Ingredients:
- 2 tbsp. vegetable oil
- 4 tsp. kosher salt, divided
- 2 lb. bone-in, skin-on chicken pieces, preferably a mix of chicken thighs and breasts
- 8 c. low-sodium chicken stock
- 4 c. cold water
- 2 sprigs fresh thyme
- 1 bay leaf
- 1 small yellow onion, coarsely chopped (about 1 1/4 c.)
- 2 stalks celery, sliced ⅛” thick (about 1 1/4 c.)
- 1 large carrot, peeled, halved lengthwise, sliced 1/8″ thick (about 1 c.)
- 6 oz. wide egg noodles
- 1 tsp. freshly ground black pepper
- 1/4 c. finely chopped fresh parsley
Directions:
- Step 1In a large, deep pot over medium-high heat, heat oil. Season chicken on all sides with 2 teaspoons salt, then add to pot skin side down. Cook, undisturbed, until golden brown on one side, about 5 minutes, then turn and cook until golden brown on the other side, about 5 minutes more.
- Step 2Add stock, water, thyme, and bay leaf. Bring to a bare simmer over medium-high heat. Reduce heat to medium-low and simmer until an instant-read thermometer inserted into thickest part of breast registers 165°, 20 to 30 minutes.
- Step 3Transfer chicken breasts to a cutting board. Continue to cook dark meat about 40 minutes more. Transfer dark meat to cutting board and let cool at least 10 minutes. Remove skin and bones and discard. Shred chicken into bite-sized pieces.
- Step 4Meanwhile, discard thyme and bay leaf. Add onion, celery, and carrot and cook over medium-low heat, adjusting heat as needed to maintain a bare simmer and stirring occasionally, until just barely tender, about 5 minutes. Add egg noodles and cook, stirring occasionally, until just al dente, about 5 minutes more.
- Step 5Stir in chicken and pepper; season with remaining 2 teaspoons salt, as needed.
- Step 6Divide soup among bowls. Top with parsley and more pepper.
- Step 7Make Ahead: Soup (without noodles) can be made 5 days ahead.

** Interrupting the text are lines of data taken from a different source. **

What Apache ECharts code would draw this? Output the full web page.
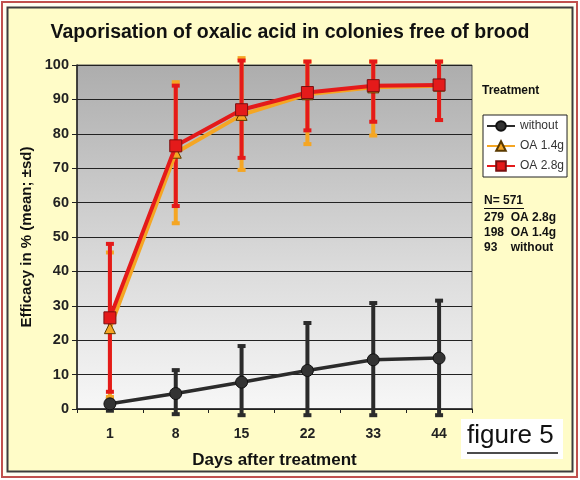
<!DOCTYPE html>
<html>
<head>
<meta charset="utf-8">
<script src="https://cdn.jsdelivr.net/npm/echarts@6/dist/echarts.min.js"></script>
<style>
  html, body { margin: 0; padding: 0; background: #ffffff; }
  #chart { width: 580px; height: 480px; }
</style>
</head>
<body>
<div id="chart"></div>
<script>
// days after treatment (x categories)
var days = ['1', '8', '15', '22', '33', '44'];

// mean efficacy in %
var without = [1.5, 4.5, 7.8, 11.2, 14.3, 14.8];
var oa14 = [23.5, 74.5, 85.5, 91.5, 93.5, 94];
var oa28 = [26.5, 76.5, 87, 92, 94, 94.2];

// error bars (mean - sd, mean + sd)
var withoutLow = [-0.5, -1.5, -1.8, -1.8, -1.8, -1.8];
var withoutHigh = [3, 11.3, 18.3, 25, 30.8, 31.5];
var oa14Low = [3.5, 54, 69.5, 77, 79.5, 84];
var oa14High = [45.5, 95, 102, 101, 101, 101];
var oa28Low = [5, 59, 73, 81, 83.5, 84];
var oa28High = [48, 94, 101.3, 101, 101, 101];

// sample sizes shown in the side note
var sampleLines = ['279  OA 2.8g', '198  OA 1.4g', '93    without'];

var FONT = '"Liberation Sans", Arial, sans-serif';

var chart = echarts.init(document.getElementById('chart'));

//build [index, low, high] rows for the error bar series
function errRows(low, high) {
    return low.map(function (v, i) {
        return [i, v, high[i]];
    });
}

//draws one vertical bar with small caps
function errRenderer(color) {
    return function (params, api) {
        var top = api.coord([api.value(0), api.value(2)]);
        var bot = api.coord([api.value(0), api.value(1)]);
        var cap = 4;
        var st = { stroke: color, lineWidth: 4 };
        return {
            type: 'group',
            children: [
                { type: 'line', shape: { x1: top[0], y1: top[1], x2: bot[0], y2: bot[1] }, style: st },
                { type: 'line', shape: { x1: top[0] - cap, y1: top[1], x2: top[0] + cap, y2: top[1] }, style: st },
                { type: 'line', shape: { x1: bot[0] - cap, y1: bot[1], x2: bot[0] + cap, y2: bot[1] }, style: st }
            ]
        };
    };
}

var option = {
    animation: false,
    backgroundColor: '#ffffff',
    textStyle: { fontFamily: FONT },
    title: {
        text: 'Vaporisation of oxalic acid in colonies free of brood',
        left: 'center',
        top: 18,
        textStyle: { fontSize: 19.5, fontWeight: 'bold', color: '#111', fontFamily: FONT }
    },
    graphic: [
        //frame: red outer line, dark inner line, yellow page
        { type: 'rect', z: -10, shape: { x: 2, y: 2, width: 575, height: 475 },
          style: { fill: '#fffef2', stroke: '#c0504d', lineWidth: 2 } },
        { type: 'rect', z: -9, shape: { x: 7.5, y: 7.5, width: 565, height: 464 },
          style: { fill: '#fffcc8', stroke: '#3c3c3c', lineWidth: 2 } },
        { type: 'text', left: 482, top: 85,
          style: { text: 'Treatment', font: 'bold 12px ' + FONT, fill: '#111' } },
        { type: 'text', left: 484, top: 195,
          style: { text: 'N= 571', font: 'bold 12px ' + FONT, fill: '#111' } },
        { type: 'line', shape: { x1: 484, y1: 208.5, x2: 524, y2: 208.5 },
          style: { stroke: '#111', lineWidth: 1 } },
        { type: 'text', left: 484, top: 210,
          style: { text: sampleLines.join('\n'), font: 'bold 12px ' + FONT, fill: '#111', lineHeight: 15 } },
        //figure label box
        { type: 'rect', shape: { x: 461, y: 419, width: 102, height: 40 },
          style: { fill: '#ffffff' } },
        { type: 'text', left: 467, top: 423,
          style: { text: 'figure 5', font: '26px ' + FONT, fill: '#111' } },
        { type: 'line', shape: { x1: 467, y1: 453, x2: 558, y2: 453 },
          style: { stroke: '#111', lineWidth: 1.5 } }
    ],
    legend: {
        orient: 'vertical',
        left: 483,
        top: 115,
        itemWidth: 28,
        itemHeight: 12,
        itemGap: 8,
        padding: [5, 3, 5, 3],
        backgroundColor: '#ffffff',
        borderColor: '#222',
        borderWidth: 1,
        textStyle: { fontSize: 12, color: '#333', fontFamily: FONT },
        data: ['without', 'OA 1.4g', 'OA 2.8g']
    },
    grid: {
        left: 77,
        right: 108,
        top: 65,
        bottom: 71,
        show: true,
        borderColor: '#555',
        borderWidth: 1,
        backgroundColor: {
            type: 'linear', x: 0, y: 0, x2: 0, y2: 1,
            colorStops: [
                { offset: 0, color: '#adadad' },
                { offset: 0.6, color: '#dcdcdc' },
                { offset: 1, color: '#f7f7f7' }
            ]
        }
    },
    xAxis: {
        type: 'category',
        data: days,
        boundaryGap: true,
        name: 'Days after treatment',
        nameLocation: 'middle',
        nameGap: 43,
        nameTextStyle: { fontSize: 17, fontWeight: 'bold', color: '#111', fontFamily: FONT },
        axisLine: { lineStyle: { color: '#222', width: 1.5 } },
        axisTick: { show: true, length: 4, lineStyle: { color: '#222' } },
        axisLabel: { fontSize: 14, fontWeight: 'bold', color: '#222', margin: 18 }
    },
    yAxis: {
        type: 'value',
        min: 0,
        max: 100,
        interval: 10,
        name: 'Efficacy in % (mean; \u00b1sd)',
        nameLocation: 'middle',
        nameGap: 41,
        nameTextStyle: { fontSize: 15, fontWeight: 'bold', color: '#111', fontFamily: FONT },
        axisLine: { show: true, lineStyle: { color: '#222', width: 1.5 } },
        axisTick: { show: true, length: 5, lineStyle: { color: '#222' } },
        axisLabel: { fontSize: 14.5, fontWeight: 'bold', color: '#222', margin: 8 },
        splitLine: { show: true, lineStyle: { color: '#222', width: 1.2 } }
    },
    series: [
        {
            type: 'custom',
            name: 'errWithout',
            renderItem: errRenderer('#2b2b2b'),
            data: errRows(withoutLow, withoutHigh),
            clip: false,
            z: 2
        },
        {
            type: 'custom',
            name: 'err14',
            renderItem: errRenderer('#f5a623'),
            data: errRows(oa14Low, oa14High),
            clip: false,
            z: 2
        },
        {
            type: 'custom',
            name: 'err28',
            renderItem: errRenderer('#e41a1a'),
            data: errRows(oa28Low, oa28High),
            clip: false,
            z: 3
        },
        {
            name: 'OA 1.4g',
            type: 'line',
            data: oa14,
            symbol: 'triangle',
            symbolSize: 11,
            lineStyle: { color: '#f5a623', width: 4 },
            itemStyle: { color: '#f5a623', borderColor: '#5a3a00', borderWidth: 1 },
            z: 4
        },
        {
            name: 'OA 2.8g',
            type: 'line',
            data: oa28,
            symbol: 'rect',
            symbolSize: 12,
            lineStyle: { color: '#e41a1a', width: 4 },
            itemStyle: { color: '#e41a1a', borderColor: '#7a1010', borderWidth: 1 },
            z: 5
        },
        {
            name: 'without',
            type: 'line',
            data: without,
            symbol: 'circle',
            symbolSize: 12,
            lineStyle: { color: '#2b2b2b', width: 3.5 },
            itemStyle: { color: '#333', borderColor: '#111', borderWidth: 1 },
            z: 6
        }
    ]
};

if (option && typeof option === 'object') {
    chart.setOption(option, true);
}
</script>
</body>
</html>
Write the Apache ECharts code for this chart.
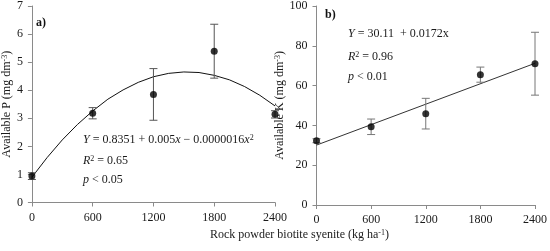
<!DOCTYPE html>
<html>
<head>
<meta charset="utf-8">
<script src="https://cdn.jsdelivr.net/npm/echarts@6/dist/echarts.min.js"></script>
<style>
html,body{margin:0;padding:0;background:#fff;}
#c{width:550px;height:251px;}
</style>
</head>
<body>
<div id="c"></div>
<script>
// ---- data ----
const doses = [0, 600, 1200, 1800, 2400];
const pMean = [0.94, 3.18, 3.85, 5.39, 3.14];
const pErr = [0.12, 0.2, 0.92, 0.96, 0.13];
const kMean = [32.3, 39.3, 45.9, 65.5, 71.0];
const kErr = [1.0, 3.9, 7.7, 3.8, 15.8];
// fitted curve (panel a) and fitted line (panel b)
const pCurveX = [0, 150, 300, 450, 600, 750, 900, 1050, 1200, 1350, 1500, 1650, 1800, 1950, 2100, 2250, 2400];
const pCurveY = [0.90, 1.60, 2.23, 2.78, 3.26, 3.68, 4.01, 4.28, 4.48, 4.60, 4.65, 4.63, 4.53, 4.37, 4.13, 3.82, 3.44];
const kLineX = [0, 2400];
const kLineY = [30.1, 71.2];

const FONT = 'Liberation Serif';
const AXIS_COLOR = '#8a8a8a';
const TXT = '#1a1a1a';

function pairs(xs, ys) { return xs.map((x, i) => [x, ys[i]]); }
function errData(xs, m, e) { return xs.map((x, i) => [x, m[i] - e[i], m[i] + e[i]]); }

function errSeries(idx, data, color) {
  return {
    type: 'custom', xAxisIndex: idx, yAxisIndex: idx, z: 3,
    data: data,
    renderItem: function (params, api) {
      const x = api.value(0);
      const top = api.coord([x, api.value(2)]);
      const bot = api.coord([x, api.value(1)]);
      const hw = 4;
      const st = { stroke: color, lineWidth: 1 };
      return {
        type: 'group',
        children: [
          { type: 'line', shape: { x1: top[0], y1: top[1], x2: bot[0], y2: bot[1] }, style: st },
          { type: 'line', shape: { x1: top[0] - hw, y1: top[1], x2: top[0] + hw, y2: top[1] }, style: st },
          { type: 'line', shape: { x1: bot[0] - hw, y1: bot[1], x2: bot[0] + hw, y2: bot[1] }, style: st }
        ]
      };
    }
  };
}

function xAxis(idx) {
  return {
    type: 'value', gridIndex: idx, min: 0, max: 2400, interval: 600,
    axisLine: { show: true, lineStyle: { color: AXIS_COLOR, width: 1 } },
    axisTick: { show: true, length: 4, lineStyle: { color: AXIS_COLOR } },
    splitLine: { show: false },
    axisLabel: { fontFamily: FONT, fontSize: 12, color: TXT, margin: 9,
      formatter: v => String(v) }
  };
}

const supRich = {
  n: { fontFamily: FONT, fontSize: 12, color: TXT },
  s: { fontFamily: FONT, fontSize: 8, color: TXT, verticalAlign: 'top', lineHeight: 12 }
};
const iRich = {
  i: { fontFamily: FONT, fontStyle: 'italic', fontSize: 12, fill: TXT },
  s: { fontFamily: FONT, fontSize: 8, verticalAlign: 'top', lineHeight: 12, fill: TXT }
};
function txt(left, top, text) {
  return { type: 'text', left: left, top: top, style: {
    text: text, rich: iRich, fontFamily: FONT, fontSize: 12, fill: TXT } };
}

const option = {
  animation: false,
  backgroundColor: '#fff',
  grid: [
    { left: 30, right: 275, top: 6, bottom: 48.5 },
    { left: 316.5, right: 11.5, top: 4, bottom: 46 }
  ],
  xAxis: [xAxis(0), xAxis(1)],
  yAxis: [
    {
      type: 'value', gridIndex: 0, min: 0, max: 7, interval: 1,
      axisLine: { show: true, lineStyle: { color: AXIS_COLOR } },
      axisTick: { show: true, length: 4, lineStyle: { color: AXIS_COLOR } },
      splitLine: { show: false },
      axisLabel: { fontFamily: FONT, fontSize: 12, color: TXT, margin: 9 },
      name: '{n|Available P (mg dm}{s|-3}{n|)}',
      nameLocation: 'middle', nameGap: 16, nameRotate: 90,
      nameTextStyle: { rich: supRich }
    },
    {
      type: 'value', gridIndex: 1, min: 0, max: 100, interval: 20,
      axisLine: { show: true, lineStyle: { color: AXIS_COLOR } },
      axisTick: { show: true, length: 4, lineStyle: { color: AXIS_COLOR } },
      splitLine: { show: false },
      axisLabel: { fontFamily: FONT, fontSize: 12, color: TXT, margin: 9 },
      name: '{n|Available K (mg dm}{s|-3}{n|)}',
      nameLocation: 'middle', nameGap: 23, nameRotate: 90,
      nameTextStyle: { rich: supRich }
    }
  ],
  series: [
    {
      type: 'line', xAxisIndex: 0, yAxisIndex: 0, data: pairs(pCurveX, pCurveY),
      smooth: false, showSymbol: false, lineStyle: { color: '#111', width: 1 }, z: 2
    },
    errSeries(0, errData(doses, pMean, pErr), '#555'),
    {
      type: 'scatter', xAxisIndex: 0, yAxisIndex: 0, data: pairs(doses, pMean),
      symbol: 'circle', symbolSize: 7, itemStyle: { color: '#000' }, z: 4
    },
    {
      type: 'line', xAxisIndex: 1, yAxisIndex: 1, data: pairs(kLineX, kLineY),
      showSymbol: false, lineStyle: { color: '#333', width: 1 }, z: 2
    },
    errSeries(1, errData(doses, kMean, kErr), '#777'),
    {
      type: 'scatter', xAxisIndex: 1, yAxisIndex: 1, data: pairs(doses, kMean),
      symbol: 'circle', symbolSize: 7, itemStyle: { color: '#000' }, z: 4
    }
  ],
  graphic: [
    { type: 'text', left: 36, top: 17, style: { text: 'a)', font: 'bold 12px "Liberation Serif"', fill: '#111' } },
    { type: 'text', left: 325, top: 9, style: { text: 'b)', font: 'bold 12px "Liberation Serif"', fill: '#111' } },
    txt(83, 134, '{i|Y} = 0.8351 + 0.005{i|x} − 0.0000016{i|x}{s|2}'),
    txt(83, 155, '{i|R}{s|2} = 0.65'),
    txt(83, 174, '{i|p} < 0.05'),
    txt(348, 28, '{i|Y} = 30.11  + 0.0172x'),
    txt(348, 51, '{i|R}{s|2} = 0.96'),
    txt(348, 71, '{i|p} < 0.01'),
    { type: 'text', left: 210, top: 229, style: {
      text: 'Rock powder biotite syenite (kg ha{s|-1})',
      rich: { s: { fontFamily: FONT, fontSize: 8, verticalAlign: 'top', lineHeight: 12, fill: TXT } },
      fontFamily: FONT, fontSize: 12, fill: TXT } }
  ]
};

const chart = echarts.init(document.getElementById('c'), null, { renderer: 'canvas' });
chart.setOption(option);
</script>
</body>
</html>
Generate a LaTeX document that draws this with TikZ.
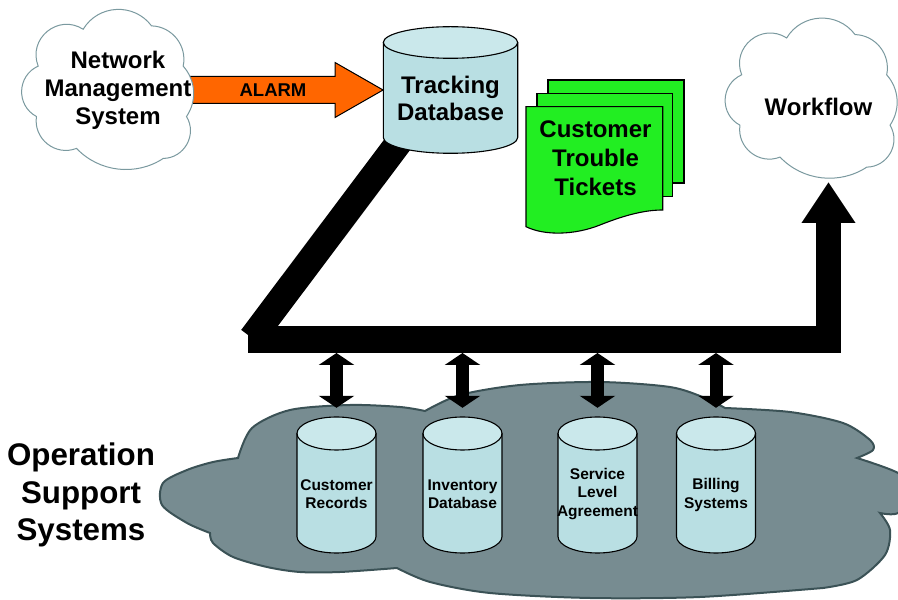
\documentclass[tikz,border=0pt]{standalone}
\usepackage{fontspec}
\setmainfont{Liberation Sans}
\usetikzlibrary{calc,arrows.meta}

\definecolor{cylbody}{HTML}{B9DFE3}
\definecolor{cyltop}{HTML}{CAE8EB}
\definecolor{tixgreen}{HTML}{22EE22}
\definecolor{alarmorange}{HTML}{FF6600}
\definecolor{ossgray}{HTML}{778C91}
\definecolor{ossline}{HTML}{3B5256}
\definecolor{cloudline}{HTML}{7A999F}

% database cylinder: name, centre x, centre y, half length, x radius, y radius
\newcommand\dbcyl[6]{%
  \fill[cylbody] (#2-#5,#3+#4) -- (#2-#5,#3-#4)
     arc[start angle=180,end angle=360,x radius=#5,y radius=#6] -- (#2+#5,#3+#4) -- cycle;
  \fill[cyltop] (#2,#3+#4) ellipse[x radius=#5,y radius=#6];
  \draw[cylline] (#2-#5,#3+#4) -- (#2-#5,#3-#4)
     arc[start angle=180,end angle=360,x radius=#5,y radius=#6] -- (#2+#5,#3+#4);
  \draw[cylline] (#2,#3+#4) ellipse[x radius=#5,y radius=#6];
  \node[inner sep=0,minimum width=2*#5,minimum height=2*#4+2*#6] (#1) at (#2,#3) {};
}

% eight-puff cloud outline: name, centre x, centre y
\newcommand\puffcloud[3]{%
  \begin{scope}[shift={(#2pt,#3pt)},x=86pt,y=80.5pt]
    \filldraw[cloudstyle] (-0.283,0.746)
      to[bend left=56,looseness=1.09] (0.512,0.788)
      to[bend left=50,looseness=1.04] (0.880,0.288)
      to[bend left=38,looseness=0.96] (0.919,-0.338)
      to[bend left=60,looseness=1.13] (0.648,-0.859)
      to[bend left=40,looseness=0.96] (-0.360,-0.734)
      to[bend left=60,looseness=1.13] (-0.826,-0.338)
      to[bend left=64,looseness=1.18] (-0.806,0.288)
      to[bend left=72,looseness=1.3] (-0.283,0.746) -- cycle;
  \end{scope}
  \node[inner sep=0,minimum width=172,minimum height=161] (#1) at (#2,#3) {};
}

\tikzset{
  cylline/.style={draw=black,line width=1.1pt},
  biglabel/.style={font=\bfseries\fontsize{24}{28}\selectfont,align=center,inner sep=0},
  smalllabel/.style={font=\bfseries\fontsize{15.5}{18.3}\selectfont,align=center,inner sep=0},
  cloudstyle/.style={draw=cloudline,fill=white,line width=1pt},
  ticket/.style={fill=tixgreen,draw=black,line width=1.1pt},
  alarm/.style={fill=alarmorange,draw=black,line width=1pt},
  dblarrow/.style={line width=13pt,
    {Triangle[length=12pt,width=35pt]}-{Triangle[length=12pt,width=35pt]}},
}

\begin{document}
\begin{tikzpicture}[x=1pt,y=1pt]
\useasboundingbox (0,0) rectangle (898,600);

% operation support systems cloud
\filldraw[fill=ossgray,draw=ossline,line width=2pt]
  plot[smooth] coordinates {(238,142) (252,172) (290,190) (350,195) (400,193) (425,189)}
  -- plot[smooth] coordinates {(425,189) (460,205) (520,215) (600,218) (670,213) (705,202) (725,192)}
  -- plot[smooth] coordinates {(725,192) (790,188) (843,177) (870,160) (873,150) (857,142)}
  -- plot[smooth] coordinates {(857,142) (898,127) (915,108) (898,87) (880,87)}
  -- plot[smooth] coordinates {(880,87) (890,70) (885,45) (857,20) (823,12)}
  -- plot[smooth] coordinates {(823,12) (700,3) (590,2) (490,7) (430,18) (397,32)}
  -- plot[smooth] coordinates {(397,32) (340,28) (300,28) (267,33) (233,43) (213,57) (210,67)}
  -- plot[smooth] coordinates {(210,67) (187,77) (162,95) (163,117) (187,130) (213,138) (238,142)}
  -- cycle;

% databases inside the cloud
\dbcyl{cr}{336.5}{115}{51.5}{39.5}{16.5}
\dbcyl{inv}{462.5}{115}{51.5}{39.5}{16.5}
\dbcyl{sla}{597.5}{115}{51.5}{39.5}{16.5}
\dbcyl{bill}{716}{115}{51.5}{39.5}{16.5}
\node[smalllabel] at (336.5,106) {Customer\\Records};
\node[smalllabel] at (462.5,106) {Inventory\\Database};
\node[smalllabel] at (597.5,106) {Service\\Level\\Agreement};
\node[smalllabel] at (716,105) {Billing\\Systems};

% main bus
\node[fill=black,inner sep=0,minimum width=593,minimum height=27,anchor=south west]
  (bus) at (248,247) {};
\coordinate (dtop) at (412,475);
\coordinate (dbot) at (252,262);
\draw[line width=27pt] (dtop) -- (dbot);
\coordinate (wfin) at (828.5,418);
\draw[line width=25pt,-{Triangle[length=41pt,width=51pt]}] (bus.south -| wfin) -- (wfin);

% links between the bus and the databases
\foreach \d in {cr,inv,sla,bill}
  \draw[dblarrow] (bus.south -| \d.north) -- ($(\d.north)+(0,9)$);

% tracking database
\dbcyl{trk}{450.5}{510}{47.5}{67.2}{15.8}
\node[biglabel,font=\bfseries\fontsize{24}{27}\selectfont] at (450.5,501.5) {Tracking\\Database};

% alarm from network management
\filldraw[alarm] (170,523.5) -- (335,523.5) -- (335,537.5) -- (trk.west)
  -- (335,482.5) -- (335,496.5) -- (170,496.5) -- cycle;
\node[font=\bfseries\fontsize{18.5}{22}\selectfont,inner sep=0] at (273,510) {ALARM};

\puffcloud{nms}{107.5}{510.7}
\node[biglabel] at (118,509.5) {Network\\Management\\System};

% trouble tickets
\filldraw[ticket] (548,520) rectangle (684,417);
\filldraw[ticket] (537,506.7) rectangle (672.7,403.3);
\filldraw[ticket] (526,493.3) -- (662.7,493.3) -- (662.7,390)
  .. controls (645,390) and (625,385) .. (600,375)
  .. controls (575,365) and (545,364) .. (526,373.3) -- cycle;
\node[biglabel,font=\bfseries\fontsize{24}{29}\selectfont] at (595.5,441.5) {Customer\\Trouble\\Tickets};

% workflow
\puffcloud{wf}{811}{502}
\node[biglabel] at (818.5,493.5) {Workflow};

% operation support systems label
\node[font=\bfseries\fontsize{31.3}{37.5}\selectfont,align=center,inner sep=0] (oss) at (81,105)
  {Operation\\Support\\Systems};
\end{tikzpicture}
\end{document}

Store in an airtight container and refrigerate. To serve, bring soup to a simmer in a large pot, add noodles, and simmer until noodles are al dente, about 5 minutes.
Chicken noodle soup is one of the world’s most beloved comfort foods, and we definitely took that to heart when creating this recipe.
How To Make Homemade Chicken Noodle Soup
The best type of noodles for chicken noodle soup.
When choosing the best type of noodle for chicken noodle soup, wide egg noodles are the perfect choice. They hold their own against the chicken and the vegetables, while simultaneously adding their own rich body to the soup. If you’re in a pinch, you can use whatever thick noodle you have on hand, but we highly recommend egg noodles for this classic recipe.
The secret to the most flavorful chicken noodle soup.
Browning the chicken in the pot before adding the stock, water, and aromatics boosts the deep, rich flavors that we want to create in the broth. And keeping the liquid at a bare simmer (with just a few tiny bubbles breaking the surface every now and then) throughout the entire process ensures the chicken, vegetables, and noodles will cook gently, coaxing out maximum flavor while moderating the broth’s reduction.
All about the chicken.
You can make chicken noodle soup with any combination of bone-in, skin-on chicken parts, but if you have the choice, we highly recommend using a breast, a thigh, and a drumstick (basically, half a chicken, broken down). A combination of white and dark meat is ideal because it gives you that gorgeous shredded white meat in the finished soup with the benefit of the added depth of flavor that comes from stewing the dark meat for an additional 40 minutes after the white meat is finished cooking. Don’t be tempted to leave the chicken breast in for the full hour; it will overcook and turn tough and dry, even when it’s floating in broth.
Storage.
If you have leftovers, we strongly suggest (okay, BEG) that you store the noodles separately from the broth. If they’re stored together, the noodles will soak up the liquid and turn to mush–and there won’t be any broth left. If you’d like to cook this soup in advance, the same recommendation applies, though if you’re making it ahead of time, we’d recommend skipping the noodles completely. You can add them into the broth when you reheat the soup, and they should be fully cooked in just 5 minutes.